Using a new survey measure of managers’ expectations, Nicholas Bloom of Stanford University and co-authors find that a two standard deviation increase in uncertainty about future sales is associated with a 6% decrease in investment. Uncertainty is also negatively correlated with employment and sales growth. The authors show that higher uncertainty is associated with higher use of leased capital and suggest that this practice allows companies to meet shipments while insuring against low demand. Finally, the team compared their results with measures of uncertainty aggregated in the previous literature and concluded that “equity volatility at the industry level can provide a good indicator of uncertainty in both public and private companies.”

Line chart showing quarterly observations of the US personal saving rate from Q1 2015 to Q2 2022 along with the log-linear trend line for data from 2015 to 2019. The rate of Savings remained close to 7 or 8% until the second quarter of 2020, when rates increased to 26.4%.  The first quarter of 2021 had another peak of 20.4%.  Following this second peak, rates fell rapidly to their current level of 3.4%, well below trend.

Chart courtesy of Aditya Aladangady, David Cho, Laura Feiveson, and Eugenio Pinto of the Federal Reserve; data from the Bureau of Economic Analysis

“Japan’s economy is still on its way to recovering from the pandemic and the output gap has remained in negative territory. The bank [of Japan] projects the output gap to turn positive sometime in the second half of this fiscal year with a recovery in the economy. The inflation rate, however, has not increased on the demand side at present. Although it is currently above 2% due to the pass-through of cost increases caused by higher import prices to consumer prices, the rate is expected to fall below 2% beginning in fiscal year 2023 with the effects of this handover waning, as I mentioned earlier,” says Haruhiko Kuroda, Governor of the Bank of Japan.
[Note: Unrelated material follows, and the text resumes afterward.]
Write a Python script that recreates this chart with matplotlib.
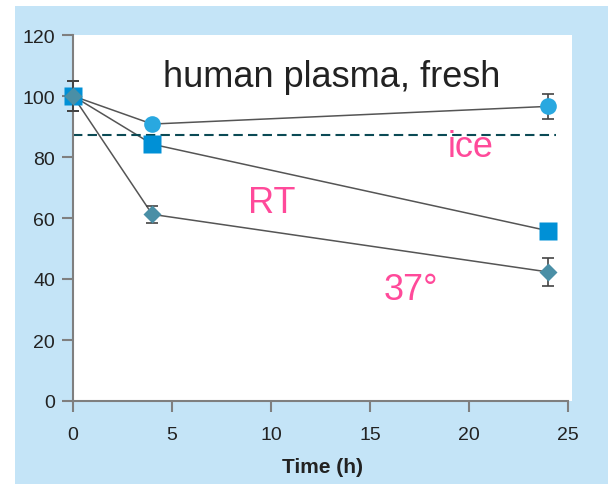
import matplotlib
matplotlib.use("Agg")
import matplotlib.pyplot as plt
from matplotlib.patches import Rectangle

plt.rcParams['font.family'] = ['Liberation Sans', 'DejaVu Sans']

# time points (h)
time_h = [0, 4, 24]

# % remaining
ice_vals = [100, 90.8, 96.6]
ice_err = [5, 0, 4]
rt_vals = [100, 84.2, 55.8]
rt_err = [5, 0, 0]
warm_vals = [100, 61.2, 42.3]
warm_err = [5, 2.7, 4.5]

# dashed reference level
ref_level = 87.2
ref_span = (0, 24.4)

x_ticks = [0, 5, 10, 15, 20, 25]
y_ticks = [0, 20, 40, 60, 80, 100, 120]


def series(ax, vals, err, marker, ms, color, z):
    eb = ax.errorbar(time_h, vals, yerr=err, fmt=marker, ms=ms,
                     mfc=color, mec="none", ecolor="#444444",
                     elinewidth=1.2, capsize=4.3, capthick=1.2, zorder=z)
    for a in eb.get_children():
        a.set_clip_on(False)


def main():
    fig = plt.figure(figsize=(6.08, 4.85), dpi=100)
    fig.patch.set_facecolor("white")
    bg = Rectangle((15 / 608, 0), 1 - 15 / 608, 478 / 485,
                   transform=fig.transFigure, facecolor="#c4e4f7",
                   edgecolor="none", zorder=-1)
    fig.add_artist(bg)

    ax = fig.add_axes([73 / 608, 1 - 402 / 485, 499 / 608, 366 / 485])
    ax.set_facecolor("white")

    # connecting lines
    for vals in (ice_vals, rt_vals, warm_vals):
        ax.plot(time_h, vals, color="#555555", lw=1.1, zorder=2)

    ax.hlines(ref_level, ref_span[0], ref_span[1], colors="#0b4a55",
              linestyles=(0, (4.5, 2.5)), lw=1.5, zorder=2.5)

    series(ax, ice_vals, ice_err, "o", 12, "#29a8e0", 3)
    series(ax, rt_vals, rt_err, "s", 13, "#0090d6", 4)
    series(ax, warm_vals, warm_err, "D", 9.4, "#4a8fa6", 5)

    ax.text(4.55, 103.3, "human plasma, fresh", fontsize=26,
            color="#222222", ha="left", va="baseline")
    pink = "#ff4a9a"
    ax.text(18.9, 80.3, "ice", fontsize=26, color=pink,
            ha="left", va="baseline", zorder=6)
    ax.text(8.85, 62.1, "RT", fontsize=26, color=pink,
            ha="left", va="baseline")
    ax.text(15.7, 33.4, "37°", fontsize=26, color=pink,
            ha="left", va="baseline")

    ax.set_xlim(0, 25.2)
    ax.set_ylim(0, 120)
    ax.set_xticks(x_ticks)
    ax.set_yticks(y_ticks)
    ax.spines["top"].set_visible(False)
    ax.spines["right"].set_visible(False)
    for s in ("left", "bottom"):
        ax.spines[s].set_color("#7f7f7f")
        ax.spines[s].set_linewidth(1.5)
    ax.spines["bottom"].set_bounds(0, 25)
    ax.tick_params(axis="both", direction="out", length=8, width=1.5,
                   color="#7f7f7f", labelsize=14, labelcolor="#222222")
    ax.tick_params(axis="x", pad=10)
    ax.tick_params(axis="y", pad=5)
    ax.set_xlabel("Time (h)", fontsize=15, fontweight="bold",
                  color="#222222", labelpad=10)

    fig.savefig("out.png", dpi=100)


if __name__ == "__main__":
    main()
“In addition… there have been extremely high uncertainties due to the economic and price evolution in the country and abroad and due to the evolution of the financial market. The bank [of Japan] will closely examine the outlook for economic activity and prices, as well as the upside and downside risks to the outlook. Based on the assessments, it will carry out the appropriate monetary policy. Currently, the Bank considers that it should continue with monetary easing and thus firmly support economic activity. In doing so, it aims to provide a favorable environment for companies to increase wages and achieve the objective of price stability in a sustainable and stable manner, accompanied by wage increases.